Henry James calls out the best in him,
as with all novelists most deeply concerned with the
pschological portrayal of characters. One long and splendid
essay examines how and why each time one of James’s
novels if filmed it misses what is essential because
of the nature of each medium. A crucial figure in the
transition between the classic and the modern novel,
it’s no surprise to find Lodge pinpointing “consciousness”

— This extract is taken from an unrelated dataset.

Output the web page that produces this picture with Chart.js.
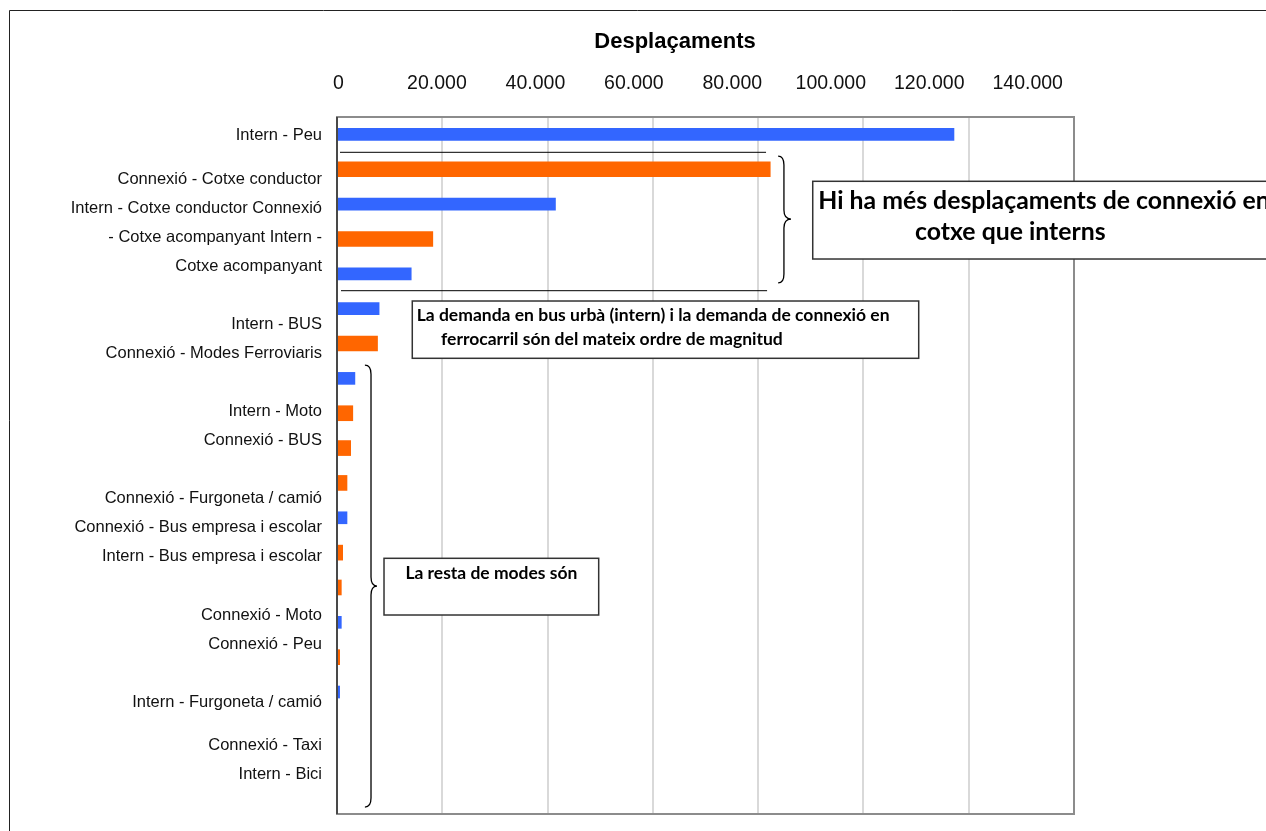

as one of the key words in both his fiction and his
criticism. James, like EM Forster, was hampered both
by the conventions of his time and his probable homosexuality
from showing his characters at their most psychologically
turbulent, in the act of making love, but this was,
as we know, turned to advantage. Lodge is also quite
wonderful in exploring why Howard’s End is probably
Forster’s great novel, despite being so unsatisfactory
in parts.
The test of a book like this is whether
it not only illuminates authors whose work you know
well, but inspires you to try others. Having resisted
Philip Roth’s later work for years, I found myself
buying The Human Stain because of Lodge’s descriptions
of it. David Lodge was often confused with Malcolm Bradbury
while the latter was alive, and I can’t think
why he, unlike Bradbury has not been knighted yet for
services to literature. He is much the better critic
and novelist – even if he doesn’t keep the
two as discrete as this critic and novelist would like.